Preprocessing Internals¶
Target Audience: Developers implementing new dataset preprocessing pipelines
Purpose: Document general preprocessing techniques, validation strategies, and Excel-to-CSV conversion methods used across datasets (Jain, Shehata).
When to Use This Guide¶
You need this guide if you're:
- ✅ Adding a new dataset to the pipeline
- ✅ Implementing preprocessing scripts for Excel/CSV data sources
- ✅ Validating dataset conversions with multi-method cross-checking
- ✅ Deriving binary labels from continuous scores (thresholds)
- ✅ Debugging preprocessing issues (missing data, sequence validation)
You DON'T need this guide if you're:
- ❌ Using existing preprocessed datasets (see User Guide - Preprocessing)

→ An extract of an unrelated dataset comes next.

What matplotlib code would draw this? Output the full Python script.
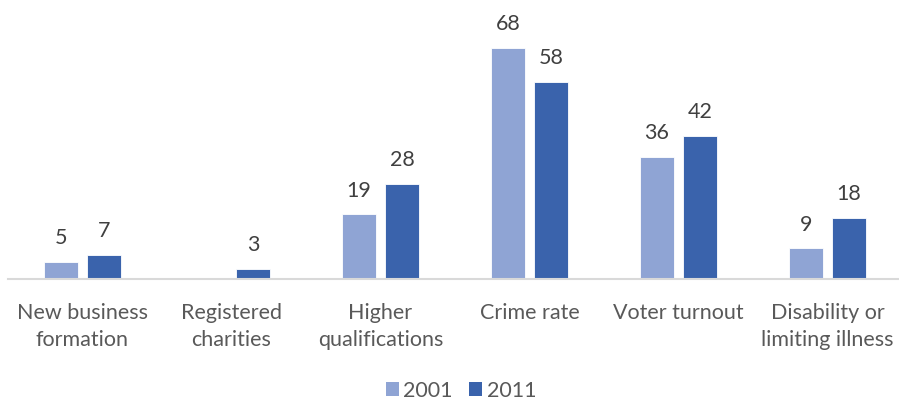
import numpy as np
import matplotlib
matplotlib.use("Agg")
import matplotlib.pyplot as plt
from matplotlib.patches import Patch

categories = ["New business\nformation", "Registered\ncharities", "Higher\nqualifications",
              "Crime rate", "Voter turnout", "Disability or\nlimiting illness"]
values_2001 = [5, np.nan, 19, 68, 36, 9]
values_2011 = [7, 3, 28, 58, 42, 18]
series_names = ["2001", "2011"]

c2001 = "#8FA4D4"
c2011 = "#3A63AC"

plt.rcParams["font.family"] = ["Lato", "DejaVu Sans"]
FS = 15.5

fig = plt.figure(figsize=(8.99, 4.03), dpi=100)
ax = fig.add_axes([8 / 899, 124 / 403, 894 / 899, 272 / 403])

x = np.arange(len(categories))
w = 0.228
off = 0.144
for vals, col, sgn in ((values_2001, c2001, -1), (values_2011, c2011, 1)):
    pos = x + sgn * off
    ax.bar(pos, vals, width=w, color=col, edgecolor="white", linewidth=0.6, zorder=2)
    for px, v in zip(pos, vals):
        if np.isnan(v):
            continue
        ax.annotate(f"{v:g}", (px, v), xytext=(0, 10), textcoords="offset points",
                    ha="center", va="bottom", fontsize=FS, color="#404040")

ax.set_xlim(-0.5, len(categories) - 0.5)
ax.set_ylim(0, 80)
ax.set_yticks([])
for s in ("left", "right", "top"):
    ax.spines[s].set_visible(False)
ax.spines["bottom"].set_color("#D9D9D9")
ax.spines["bottom"].set_linewidth(1.5)
ax.set_xticks(x)
ax.set_xticklabels(categories, fontsize=FS, color="#595959", linespacing=1.45)
ax.tick_params(axis="x", length=0, pad=17)

handles = [Patch(facecolor=c2001), Patch(facecolor=c2011)]
fig.legend(handles, series_names, loc="center", bbox_to_anchor=(461 / 899, 1 - 391 / 403),
           ncol=2, frameon=False, fontsize=FS, labelcolor="#595959",
           handlelength=0.62, handleheight=0.62, handletextpad=0.2, columnspacing=0.75)

fig.savefig("out.png", dpi=100)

- ❌ Training/testing models (see User Guide - Training)
Related Documentation¶
- User-facing: User Guide - Preprocessing - How to run existing preprocessing scripts
- Dataset-specific:
docs/datasets/{boughter,jain,harvey,shehata}/- Dataset-specific preprocessing details - Architecture: Developer Guide - Architecture - System overview
- Testing: Developer Guide - Testing Strategy - How to test preprocessing code
Quick Reference: Preprocessing Patterns¶
All datasets follow similar patterns:
- Step 1: Format Conversion - Raw data (Excel, CSV, FASTA) → canonical CSV
- Step 2: Fragment Extraction - Canonical CSV → fragment CSVs (VH, CDRs, FWRs)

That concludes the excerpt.